====== Data section

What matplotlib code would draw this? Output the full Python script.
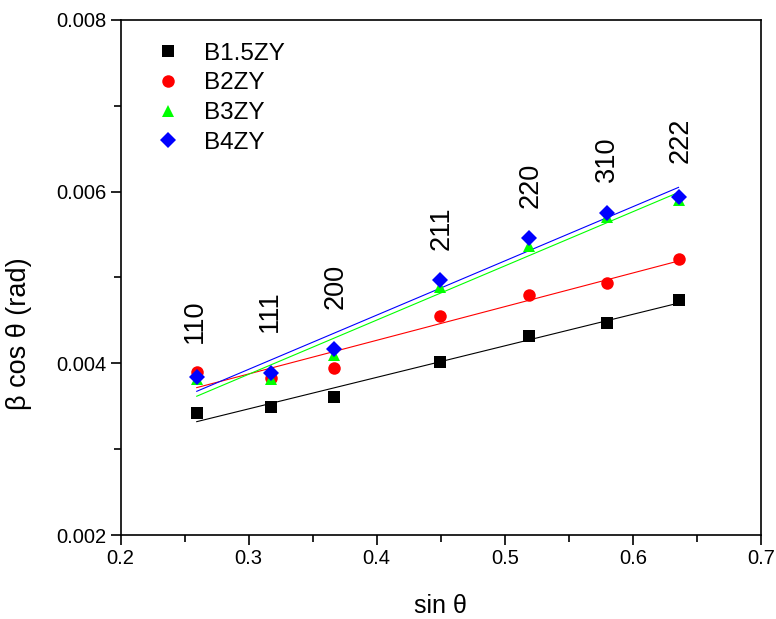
import numpy as np
import matplotlib
matplotlib.use("Agg")
import matplotlib.pyplot as plt
from matplotlib.ticker import MultipleLocator, FormatStrFormatter

plt.rcParams['font.family'] = ['Liberation Sans', 'DejaVu Sans']

sin_theta = [0.2594, 0.3177, 0.3669, 0.4494, 0.5190, 0.5802, 0.6357]
hkl = ["110", "111", "200", "211", "220", "310", "222"]

b15zy = [0.003425, 0.003494, 0.003607, 0.004012, 0.004321, 0.004466, 0.004737]
b2zy = [0.003902, 0.003825, 0.003942, 0.004551, 0.004796, 0.004939, 0.005211]
b3zy = [0.003820, 0.003814, 0.004097, 0.004892, 0.005366, 0.005708, 0.005902]
b4zy = [0.003844, 0.003884, 0.004163, 0.004970, 0.005456, 0.005747, 0.005941]

series = [
    ("B1.5ZY", b15zy, "black", "s", 8),
    ("B2ZY", b2zy, "red", "o", 9),
    ("B3ZY", b3zy, "#00ff00", "^", 9),
    ("B4ZY", b4zy, "blue", "D", 8),
]

# hkl label positions (x, y) in data units
label_x = [0.258, 0.3166, 0.368, 0.4508, 0.5198, 0.5797, 0.637]
label_y = [0.004493, 0.004609, 0.004895, 0.005576, 0.006077, 0.00638, 0.0066]

fig = plt.figure(figsize=(7.76, 6.19), dpi=100)
ax = fig.add_axes([0.1555, 0.1357, 0.825, 0.832])

x = np.array(sin_theta)
for name, ys, col, mk, ms in series:
    ys = np.array(ys)
    k, b = np.polyfit(x, ys, 1)
    xx = np.array([x.min(), x.max()])
    ax.plot(xx, k * xx + b, color=col, lw=0.8, zorder=2)
for name, ys, col, mk, ms in series:
    ax.plot(x, ys, linestyle='none', marker=mk, color=col, markersize=ms,
            markeredgewidth=0, label=name, zorder=3)

for t, lx, ly in zip(hkl, label_x, label_y):
    ax.text(lx, ly, t, rotation=90, ha='center', va='center', fontsize=19.5)

ax.set_xlim(0.2, 0.7)
ax.set_ylim(0.002, 0.008)
ax.xaxis.set_major_locator(MultipleLocator(0.1))
ax.xaxis.set_minor_locator(MultipleLocator(0.05))
ax.yaxis.set_major_locator(MultipleLocator(0.002))
ax.yaxis.set_minor_locator(MultipleLocator(0.001))
ax.tick_params(which='both', direction='out', top=False, right=False, width=1.2, pad=2.5)
ax.tick_params(which='major', length=7.5, labelsize=14.5)
ax.tick_params(which='minor', length=5)
ax.xaxis.set_major_formatter(FormatStrFormatter('%.1f'))
ax.yaxis.set_major_formatter(FormatStrFormatter('%.3f'))
for s in ax.spines.values():
    s.set_linewidth(1.2)

ax.set_xlabel("sin θ", fontsize=18)
ax.set_ylabel("β cos θ (rad)", fontsize=19.5)
ax.xaxis.set_label_coords(0.5, -0.115)
ax.yaxis.set_label_coords(-0.139, 0.39)

ax.legend(loc='upper left', bbox_to_anchor=(0.03, 0.975), frameon=False,
          fontsize=17.5, handletextpad=0.75, labelspacing=0.32, borderaxespad=0,
          handlelength=1.5)

fig.savefig("out.png", dpi=100)
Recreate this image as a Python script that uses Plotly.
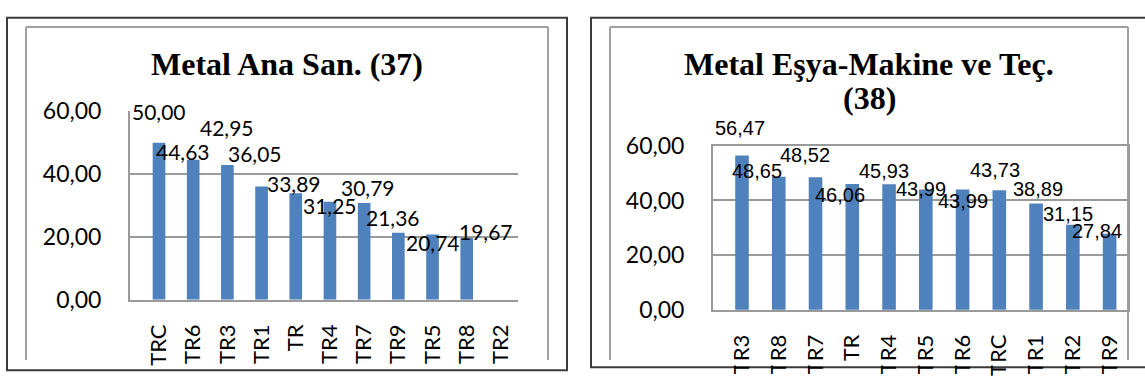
import plotly.graph_objects as go

# ---------------- data ----------------
left_title = "Metal Ana San. (37)"
left_categories = ["TRC", "TR6", "TR3", "TR1", "TR", "TR4", "TR7", "TR9", "TR5", "TR8", "TR2"]
left_values = [50.00, 44.63, 42.95, 36.05, 33.89, 31.25, 30.79, 21.36, 20.74, 19.67, None]

right_title_line1 = "Metal Eşya-Makine ve Teç."
right_title_line2 = "(38)"
right_categories = ["TR3", "TR8", "TR7", "TR", "TR4", "TR5", "TR6", "TRC", "TR1", "TR2", "TR9"]
right_values = [56.47, 48.65, 48.52, 46.06, 45.93, 43.99, 43.99, 43.73, 38.89, 31.15, 27.84]

y_ticks = [0, 20, 40, 60]

# label placement tweaks (pixels: up-shift of label centre above bar top, sideways shift)
left_label_dy = [31, 8, 37, 33, 10, -4, 16, 15, -8, 6, 0]
left_label_dx = [0, -10, 0, -7, -2, 0, 4, -5, 0, 19, 0]
right_label_dy = [27, 6, 22, -11, 13, 1, -11, 20, 14, 11, 3]
right_label_dx = [-2, -22, -11, -12, -5, -5, 0, -4, 2, -5, -13]

# ---------------- layout helpers ----------------
W, H = 1145, 385
def px(x):
    return x / W
def py(y):
    return 1 - y / H

BAR = "#4F81BD"
GRID = "#9a9a9a"
TICKFONT = dict(family="Lato, Open Sans, sans-serif", size=23, color="#000000")
XTICKFONT = dict(family="Lato, Open Sans, sans-serif", size=22, color="#000000")

fig = go.Figure()
fig.add_trace(go.Bar(x=left_categories, y=left_values, marker=dict(color=BAR, line=dict(width=0)),
                     xaxis="x", yaxis="y", showlegend=False, hoverinfo="x+y"))
fig.add_trace(go.Bar(x=right_categories, y=right_values, marker=dict(color=BAR, line=dict(width=0)),
                     xaxis="x2", yaxis="y2", showlegend=False, hoverinfo="x+y"))

def fmt(v):
    return f"{v:.2f}".replace(".", ",")

annotations = []
for c, v, dy, dx in zip(left_categories, left_values, left_label_dy, left_label_dx):
    if v is None:
        continue
    annotations.append(dict(x=c, y=v, xref="x", yref="y", text=fmt(v), showarrow=False,
                            xanchor="center", yanchor="middle", xshift=dx, yshift=dy,
                            font=dict(family="Lato, Open Sans, sans-serif", size=21, color="#000000")))
for c, v, dy, dx in zip(right_categories, right_values, right_label_dy, right_label_dx):
    annotations.append(dict(x=c, y=v, xref="x2", yref="y2", text=fmt(v), showarrow=False,
                            xanchor="center", yanchor="middle", xshift=dx, yshift=dy,
                            font=dict(family="Liberation Sans, Arial, sans-serif",
                                      size=20, color="#000000")))

TITLEFONT = dict(family="Liberation Serif, Times New Roman, serif", size=32, color="#000000")
annotations.append(dict(x=px(287), y=py(53), xref="paper", yref="paper", showarrow=False,
                        text="<b>" + left_title + "</b>", font=TITLEFONT, xanchor="center", yanchor="middle"))
annotations.append(dict(x=px(869), y=py(53), xref="paper", yref="paper", showarrow=False,
                        text="<b>" + right_title_line1 + "</b>", font=TITLEFONT, xanchor="center", yanchor="middle"))
annotations.append(dict(x=px(869), y=py(90), xref="paper", yref="paper", showarrow=False,
                        text="<b>" + right_title_line2 + "</b>", font=TITLEFONT, xanchor="center", yanchor="middle"))

shapes = []
def line(x0, y0, x1, y1, color, width, layer="below"):
    shapes.append(dict(type="line", xref="paper", yref="paper", x0=px(x0), y0=py(y0), x1=px(x1), y1=py(y1),
                       line=dict(color=color, width=width), layer=layer))

# outer panel borders
OUT = "#3c3c3c"
shapes.append(dict(type="rect", xref="paper", yref="paper", x0=px(7), y0=py(383), x1=px(567), y1=py(3),
                   line=dict(color=OUT, width=2), fillcolor="rgba(0,0,0,0)", layer="below"))
shapes.append(dict(type="rect", xref="paper", yref="paper", x0=px(591), y0=py(380), x1=px(1160), y1=py(3),
                   line=dict(color=OUT, width=2), fillcolor="rgba(0,0,0,0)", layer="below"))
# inner chart-area frames (cut at the bottom)
INNER = "#a0a0a0"
line(26, 372, 26, 13, INNER, 2)
line(26, 13, 548, 13, INNER, 2)
line(548, 13, 548, 372, INNER, 2)
line(610, 372, 610, 13, INNER, 2)
line(610, 13, 1128, 13, INNER, 2)
line(1128, 13, 1128, 372, INNER, 2)
# crop of the right chart's category labels
shapes.append(dict(type="rect", xref="paper", yref="paper", x0=px(600), y0=py(378), x1=px(1140), y1=py(373),
                   line=dict(width=0), fillcolor="#ffffff", layer="above"))

fig.update_layout(
    width=W, height=H, margin=dict(l=0, r=0, t=0, b=0),
    paper_bgcolor="#ffffff", plot_bgcolor="rgba(0,0,0,0)",
    separators=",.", bargap=0.63,
    annotations=annotations, shapes=shapes,
    xaxis=dict(domain=[px(130), px(518)], anchor="y", type="category", tickangle=-90,
               tickfont=XTICKFONT, showline=True, linecolor=GRID, linewidth=2, showgrid=False,
               ticks="", ticklabelstandoff=14, fixedrange=True),
    yaxis=dict(domain=[py(307), py(104)], anchor="x", range=[0, 60], tickvals=y_ticks, tickformat=".2f",
               tickfont=TICKFONT, showline=True, linecolor=GRID, linewidth=2, showgrid=True,
               gridcolor=GRID, gridwidth=2, zeroline=False, ticks="", ticklabelstandoff=22, fixedrange=True),
    xaxis2=dict(domain=[px(713), px(1128)], anchor="y2", type="category", tickangle=-90,
                tickfont=XTICKFONT, showline=True, mirror=True, linecolor=GRID, linewidth=2, showgrid=False,
                ticks="", ticklabelstandoff=14, fixedrange=True),
    yaxis2=dict(domain=[py(318), py(141)], anchor="x2", range=[0, 60], tickvals=y_ticks, tickformat=".2f",
                tickfont=TICKFONT, showline=True, mirror=True, linecolor=GRID, linewidth=2, showgrid=True,
                gridcolor=GRID, gridwidth=2, zeroline=False, ticks="", ticklabelstandoff=22, fixedrange=True),
)

fig.write_html("out.html", config={"displayModeBar": False},
               post_script="document.body.style.margin='0';")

============

> **To do**:
Transcribe the entries from their first line to the line that holds "0.005456, 0.005747, 0.005941]", both included, and skip every picture.

> **Exercise output**:
What matplotlib code would draw this? Output the full Python script.
import numpy as np
import matplotlib
matplotlib.use("Agg")
import matplotlib.pyplot as plt
from matplotlib.ticker import MultipleLocator, FormatStrFormatter

plt.rcParams['font.family'] = ['Liberation Sans', 'DejaVu Sans']

sin_theta = [0.2594, 0.3177, 0.3669, 0.4494, 0.5190, 0.5802, 0.6357]
hkl = ["110", "111", "200", "211", "220", "310", "222"]

b15zy = [0.003425, 0.003494, 0.003607, 0.004012, 0.004321, 0.004466, 0.004737]
b2zy = [0.003902, 0.003825, 0.003942, 0.004551, 0.004796, 0.004939, 0.005211]
b3zy = [0.003820, 0.003814, 0.004097, 0.004892, 0.005366, 0.005708, 0.005902]
b4zy = [0.003844, 0.003884, 0.004163, 0.004970, 0.005456, 0.005747, 0.005941]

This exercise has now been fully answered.